#### MATERIAL TO PROCESS ####

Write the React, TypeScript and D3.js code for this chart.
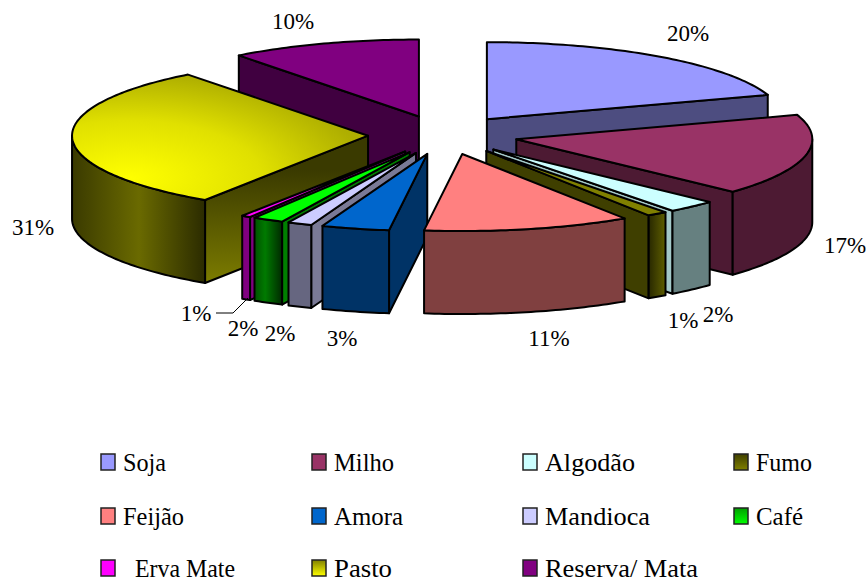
import React from "react";
import * as d3 from "d3";

const categories = ["Soja", "Milho", "Algodão", "Fumo", "Feijão", "Amora", "Mandioca", "Café", "Erva Mate", "Pasto", "Reserva/ Mata"];
const shares = [19.89, 17.06, 2.7, 1.11, 11.3, 3.7, 1.33, 1.69, 0.5, 30.31, 10.41];
const labels = ["20%", "17%", "2%", "1%", "11%", "3%", "2%", "2%", "1%", "31%", "10%"];
const topFills = ["#9999ff", "#993366", "#ccffff", "#808000", "#ff8080", "#0066cc", "#ccccff", "#00ff00", "#ff00ff", "url(#pastoTop)", "#800080"];
const wallFills = ["#4d4d80", "#4d1a33", "#668080", "url(#fumoWall)", "#804040", "#003366", "#666680", "url(#cafeWall)", "#800080", "url(#pastoWall)", "#400040"];
const sideFills = ["#4d4d80", "#4d1a33", "#a3c8c8", "#3f3f00", "#804040", "#003366", "#7a7a96", "#008000", "#800080", "url(#pastoSide)", "#400040"];
const labelX = [688, 845, 718, 683, 549, 342, 280, 243, 196, 33, 293];
const labelY = [33, 245, 314, 320, 338, 338, 333, 328, 313, 227, 21];
const legendCols = [101, 312, 523, 734];
const legendRows = [462, 516, 568];
const legendSwatch = ["#9999ff", "#993366", "#ccffff", "url(#lgFumo)", "#ff8080", "#0066cc", "#ccccff", "url(#lgCafe)", "#ff00ff", "url(#lgPasto)", "#800080"];
const legendTextWidths = [43, 60, 90, 56, 61, 69, 105, 47, 100, 58, 153];

const CX = 443, CY = 135, RX = 296, RY = 77, DEPTH = 83, EXPLODE = 75, FRONT_SHIFT = 2.5;
const sx = d3.scaleLinear().domain([-1, 1]).range([CX - RX, CX + RX]);
const sy = d3.scaleLinear().domain([-1, 1]).range([CY - RY, CY + RY]);
const line = d3.line<[number, number]>().x((d) => d[0]).y((d) => d[1]);

type Slice = { i: number; a0: number; a1: number; mid: number };
const slices: Slice[] = d3
  .pie<number>()
  .sort(null)
  .value((d) => d)(shares)
  .map((p, i) => ({ i, a0: p.startAngle, a1: p.endAngle, mid: (p.startAngle + p.endAngle) / 2 }));

const DEG = Math.PI / 180;
const off = (s: Slice) => {
  const e = EXPLODE / RX;
  const shift = s.mid > 160 * DEG && s.mid < 215 * DEG ? FRONT_SHIFT / RX : 0;
  return [e * Math.sin(s.mid) + shift, -e * Math.cos(s.mid)];
};
const rim = (s: Slice, a: number, z = 0): [number, number] => {
  const o = off(s);
  return [sx(o[0] + Math.sin(a)), sy(o[1] - Math.cos(a)) + z];
};
const apex = (s: Slice, z = 0): [number, number] => {
  const o = off(s);
  return [sx(o[0]), sy(o[1]) + z];
};
const arc = (s: Slice, a0: number, a1: number, z = 0) => {
  const n = Math.max(2, Math.ceil(((a1 - a0) * 180) / Math.PI));
  return d3.range(n + 1).map((k) => rim(s, a0 + ((a1 - a0) * k) / n, z));
};
const order = [...slices].sort((a, b) => -Math.cos(a.mid) - -Math.cos(b.mid));
const HP = Math.PI / 2;

function SliceMark({ s }: { s: Slice }) {
  const st = { stroke: "#000", strokeWidth: 2, strokeLinejoin: "round" as const };
  const parts: React.ReactNode[] = [];
  const startVisible = -Math.cos(s.a0 - HP) > 0.001;
  const endVisible = -Math.cos(s.a1 + HP) > 0.001;
  if (startVisible) {
    const pts = [apex(s), rim(s, s.a0), rim(s, s.a0, DEPTH), apex(s, DEPTH)];
    parts.push(<path key="w0" d={line(pts) + "Z"} fill={sideFills[s.i]} {...st} />);
  }
  if (endVisible) {
    const pts = [apex(s), rim(s, s.a1), rim(s, s.a1, DEPTH), apex(s, DEPTH)];
    parts.push(<path key="w1" d={line(pts) + "Z"} fill={sideFills[s.i]} {...st} />);
  }
  const w0 = Math.max(s.a0, HP), w1 = Math.min(s.a1, 3 * HP);
  if (w1 > w0) {
    const pts = [...arc(s, w0, w1), ...arc(s, w0, w1, DEPTH).reverse()];
    parts.push(<path key="wo" d={line(pts) + "Z"} fill={wallFills[s.i]} {...st} />);
  }
  const top = [apex(s), ...arc(s, s.a0, s.a1)];
  parts.push(<path key="t" d={line(top) + "Z"} fill={topFills[s.i]} {...st} />);
  return <g>{parts}</g>;
}

const serif = "'Liberation Serif', 'Times New Roman', serif";

export default function App() {
  return (
    <svg width={868} height={583} style={{ position: "absolute", left: 0, top: 0, background: "#fff" }}>
      <defs>
        <radialGradient id="pastoTop" gradientUnits="userSpaceOnUse" cx={0} cy={0} r={1} gradientTransform="translate(130,178) scale(240,105)">
          <stop offset="0" stopColor="#ffff00" />
          <stop offset="0.55" stopColor="#e0e000" />
          <stop offset="1" stopColor="#aeae00" />
        </radialGradient>
        <linearGradient id="pastoWall" gradientUnits="userSpaceOnUse" x1={72} x2={206} y1={0} y2={0}>
          <stop offset="0" stopColor="#3a3a00" />
          <stop offset="0.5" stopColor="#6a6a00" />
          <stop offset="0.75" stopColor="#4a4a00" />
          <stop offset="1" stopColor="#2a2a00" />
        </linearGradient>
        <linearGradient id="pastoSide" gradientUnits="userSpaceOnUse" x1={0} x2={0} y1={170} y2={290}>
          <stop offset="0" stopColor="#3a3a00" />
          <stop offset="1" stopColor="#808000" />
        </linearGradient>
        <linearGradient id="fumoWall" gradientUnits="userSpaceOnUse" x1={648} x2={665} y1={0} y2={0}>
          <stop offset="0" stopColor="#262600" />
          <stop offset="1" stopColor="#5c5c00" />
        </linearGradient>
        <linearGradient id="cafeWall" gradientUnits="userSpaceOnUse" x1={254} x2={282} y1={0} y2={0}>
          <stop offset="0" stopColor="#005000" />
          <stop offset="0.4" stopColor="#007a00" />
          <stop offset="1" stopColor="#002a00" />
        </linearGradient>
        <linearGradient id="lgFumo" x1={0} x2={0} y1={0} y2={1}>
          <stop offset="0" stopColor="#404000" />
          <stop offset="1" stopColor="#808000" />
        </linearGradient>
        <linearGradient id="lgCafe" x1={0} x2={0} y1={0} y2={1}>
          <stop offset="0" stopColor="#00a000" />
          <stop offset="1" stopColor="#00ff00" />
        </linearGradient>
        <linearGradient id="lgPasto" x1={0} x2={0} y1={0} y2={1}>
          <stop offset="0" stopColor="#808000" />
          <stop offset="1" stopColor="#ffff00" />
        </linearGradient>
      </defs>
      {order.map((s) => (
        <SliceMark key={s.i} s={s} />
      ))}
      <path d={line([[216, 313], [233, 313], [248, 298]])!} fill="none" stroke="#000" strokeWidth={1} />
      {labels.map((t, i) => (
        <text key={t + i} x={labelX[i]} y={labelY[i]} textAnchor="middle" dominantBaseline="central" fontFamily={serif} fontSize={23} fill="#000">
          {t}
        </text>
      ))}
      {categories.map((c, i) => {
        const col = i % 4, row = Math.floor(i / 4);
        const x = legendCols[col], y = legendRows[row];
        return (
          <g key={c}>
            <rect x={x} y={y - 8} width={14} height={16} fill={legendSwatch[i]} stroke="#222" strokeWidth={1.5} />
            <text
              x={x + (c === "Erva Mate" ? 34 : 22)}
              y={y}
              dominantBaseline="central"
              fontFamily={serif}
              fontSize={25}
              fill="#000"
              textLength={legendTextWidths[i]}
              lengthAdjust="spacingAndGlyphs"
            >
              {c}
            </text>
          </g>
        );
      })}
    </svg>
  );
}
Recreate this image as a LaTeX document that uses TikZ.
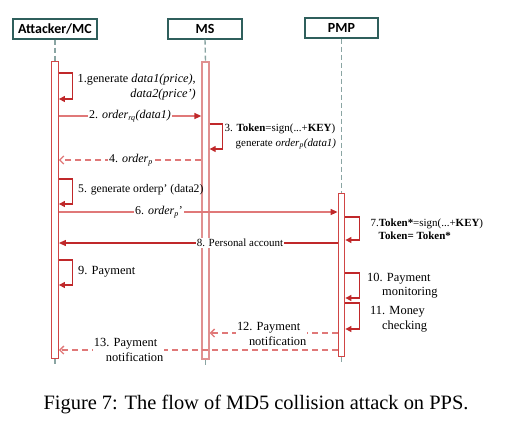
\documentclass[tikz,border=0pt]{standalone}
\usepackage{fontspec}
\setmainfont{Liberation Serif}
\newfontfamily\boxfont{Carlito}
\usetikzlibrary{arrows.meta}
\definecolor{redD}{HTML}{C0282A}
\definecolor{redL}{HTML}{E07878}
\definecolor{barR}{HTML}{D04545}
\definecolor{barL}{HTML}{E09090}
\definecolor{boxC}{HTML}{2F5F5C}
\definecolor{lifeC}{HTML}{8AA5A3}
\begin{document}
\begin{tikzpicture}[x=1bp,y=-1bp,
  actor/.style={draw=boxC, line width=1.4bp, fill=white, minimum height=20bp, inner sep=0pt,
    font=\boxfont\bfseries\fontsize{14}{16}\selectfont},
  barbox/.style={draw=barR, line width=1.3bp, fill=white, minimum width=6.5bp, inner sep=0pt, anchor=north},
  life/.style={draw=lifeC, dash pattern=on 5bp off 3bp, line width=1.4bp},
  msgsolid/.style={draw=redD, line width=1.1bp, -{Triangle[length=7bp,width=6bp,color=redD]}},
  msglight/.style={draw=redL, line width=1.4bp, -{Triangle[length=7bp,width=6bp,color=redD]}},
  msgret/.style={draw=redL, line width=1.3bp, dash pattern=on 6bp off 4bp, -{Straight Barb[length=4bp,width=8bp]}},
  selfloop/.style={draw=redD, line width=1.1bp, -{Triangle[length=6bp,width=6bp]}},
  lbl/.style={font=\fontsize{12}{15}\selectfont, inner sep=1pt},
  lblw/.style={lbl, fill=white, inner sep=0.8pt},
  small/.style={font=\fontsize{11}{14}\selectfont},
  large/.style={font=\fontsize{12.5}{15}\selectfont},
]
\useasboundingbox (0,0) rectangle (513,425);

% actors
\node[actor, minimum width=84bp] (att) at (55,29) {Attacker/MC};
\node[actor, minimum width=74bp] (ms) at (205,29) {MS};
\node[actor, minimum width=73bp] (pmp) at (341.5,28) {PMP};

% lifelines
\draw[life] (att.south) -- (55,61) coordinate (la);
\draw[life] (ms.south) -- (205.5,61) coordinate (lm);
\draw[life] (pmp.south) -- (341.5,193) coordinate (lp);

% activation bars
\node[barbox, minimum height=297bp] (ba) at (la) {};
\node[barbox, draw=barL, line width=1.8bp, minimum height=297bp] (bm) at (lm) {};
\node[barbox, minimum height=163bp] (bp) at (lp) {};

\draw[life] (ba.south) -- ++(0,5);
\draw[life] (bm.south) -- ++(0,5);
\draw[life] (bp.south) -- ++(0,6);

% 1
\draw[selfloop] (ba.east |- 0,73) -- ++(14,0) |- (ba.east |- 0,99);
\node[lbl, align=right, anchor=east, font=\fontsize{12.3}{15}\selectfont] (l1) at (197,87.5)
  {1.generate \textit{data1(price)},\\ \textit{data2(price')}};
% 2
\draw[msglight] (ba.east |- 0,116) -- (bm.west |- 0,116);
\node[lblw] (l2) at (130,116) {2. \textit{order}\textsubscript{\textit{rq}}\textit{(data1)}};
% 3
\draw[selfloop] (bm.east |- 0,124) -- ++(13,0) |- (bm.east |- 0,149);
\node[lbl, align=left, anchor=west, font=\fontsize{11}{15}\selectfont] (l3) at (223.5,136.5)
  {3. \textbf{Token}=sign(...+\textbf{KEY})\\ \hspace*{11bp}generate \textit{order}\textsubscript{\textit{p}}\textit{(data1)}};
% 4
\draw[msgret] (bm.west |- 0,160) -- (ba.east |- 0,160);
\node[lblw] (l4) at (131,160) {4. \textit{order}\textsubscript{\textit{p}}};
% 5
\draw[selfloop] (ba.east |- 0,179) -- ++(14,0) |- (ba.east |- 0,204);
\node[lbl, anchor=west, font=\fontsize{11.7}{14}\selectfont] (l5) at (77,190) {5. generate orderp' (data2)};
% 6
\draw[msglight] (ba.east |- 0,212) -- (bp.west |- 0,212);
\node[lblw] (l6) at (159,212) {6. \textit{order}\textsubscript{\textit{p}}'};
% 7
\draw[selfloop] (bp.east |- 0,217) -- ++(14,0) |- (bp.east |- 0,240);
\node[lbl, align=left, anchor=west, font=\fontsize{11}{13.5}\selectfont] (l7) at (369.5,229.5)
  {7.\textbf{Token*}=sign(...+\textbf{KEY})\\ \hspace*{8bp}\textbf{Token= Token*}};
% 8
\draw[msgsolid] (bp.west |- 0,243) -- (ba.east |- 0,243);
\node[lblw, small] (l8) at (240,243) {8. Personal account};
% 9
\draw[selfloop] (ba.east |- 0,260) -- ++(14,0) |- (ba.east |- 0,285);
\node[lbl, large, anchor=west] (l9) at (77,272) {9. Payment};
% 10
\draw[selfloop] (bp.east |- 0,273) -- ++(14,0) |- (bp.east |- 0,298);
\node[lbl, align=left, anchor=west, font=\fontsize{12.5}{14}\selectfont] (l10) at (366,286)
  {10. Payment\\ \hspace*{15bp}monitoring};
% 11
\draw[selfloop] (bp.east |- 0,303) -- ++(14,0) |- (bp.east |- 0,329);
\node[lbl, large, align=left, anchor=west] (l11) at (369,319.5)
  {11. Money\\ \hspace*{12bp}checking};
% 12
\draw[msgret] (bp.west |- 0,333) -- (bm.east |- 0,333);
\node[lblw, large, align=left, anchor=west] (l12) at (236,333.5) {12. Payment\\ \hspace*{12bp}notification};
% 13
\draw[msgret] (bp.west |- 0,350) -- (ba.east |- 0,350);
\node[lblw, large, align=left, anchor=west] (l13) at (93,349.5) {13. Payment\\ \hspace*{12bp}notification};

% caption
\node[font=\fontsize{20.5}{24}\selectfont, inner sep=0pt] (cap) at (256,405) {Figure 7: The flow of MD5 collision attack on PPS.};
\end{tikzpicture}
\end{document}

####

> [TASK TO COMPLETE] Skip the pictures and restate exactly the lines from the beginning of the listing to the line with "p.endAngle, mid: (p.startAngle", that line included.

> [ANSWER TO THIS PROBLEM]
Write the React, TypeScript and D3.js code for this chart.
import React from "react";
import * as d3 from "d3";

const categories = ["Soja", "Milho", "Algodão", "Fumo", "Feijão", "Amora", "Mandioca", "Café", "Erva Mate", "Pasto", "Reserva/ Mata"];
const shares = [19.89, 17.06, 2.7, 1.11, 11.3, 3.7, 1.33, 1.69, 0.5, 30.31, 10.41];
const labels = ["20%", "17%", "2%", "1%", "11%", "3%", "2%", "2%", "1%", "31%", "10%"];
const topFills = ["#9999ff", "#993366", "#ccffff", "#808000", "#ff8080", "#0066cc", "#ccccff", "#00ff00", "#ff00ff", "url(#pastoTop)", "#800080"];
const wallFills = ["#4d4d80", "#4d1a33", "#668080", "url(#fumoWall)", "#804040", "#003366", "#666680", "url(#cafeWall)", "#800080", "url(#pastoWall)", "#400040"];
const sideFills = ["#4d4d80", "#4d1a33", "#a3c8c8", "#3f3f00", "#804040", "#003366", "#7a7a96", "#008000", "#800080", "url(#pastoSide)", "#400040"];
const labelX = [688, 845, 718, 683, 549, 342, 280, 243, 196, 33, 293];
const labelY = [33, 245, 314, 320, 338, 338, 333, 328, 313, 227, 21];
const legendCols = [101, 312, 523, 734];
const legendRows = [462, 516, 568];
const legendSwatch = ["#9999ff", "#993366", "#ccffff", "url(#lgFumo)", "#ff8080", "#0066cc", "#ccccff", "url(#lgCafe)", "#ff00ff", "url(#lgPasto)", "#800080"];
const legendTextWidths = [43, 60, 90, 56, 61, 69, 105, 47, 100, 58, 153];

const CX = 443, CY = 135, RX = 296, RY = 77, DEPTH = 83, EXPLODE = 75, FRONT_SHIFT = 2.5;
const sx = d3.scaleLinear().domain([-1, 1]).range([CX - RX, CX + RX]);
const sy = d3.scaleLinear().domain([-1, 1]).range([CY - RY, CY + RY]);
const line = d3.line<[number, number]>().x((d) => d[0]).y((d) => d[1]);

type Slice = { i: number; a0: number; a1: number; mid: number };
const slices: Slice[] = d3
  .pie<number>()
  .sort(null)
  .value((d) => d)(shares)
  .map((p, i) => ({ i, a0: p.startAngle, a1: p.endAngle, mid: (p.startAngle + p.endAngle) / 2 }));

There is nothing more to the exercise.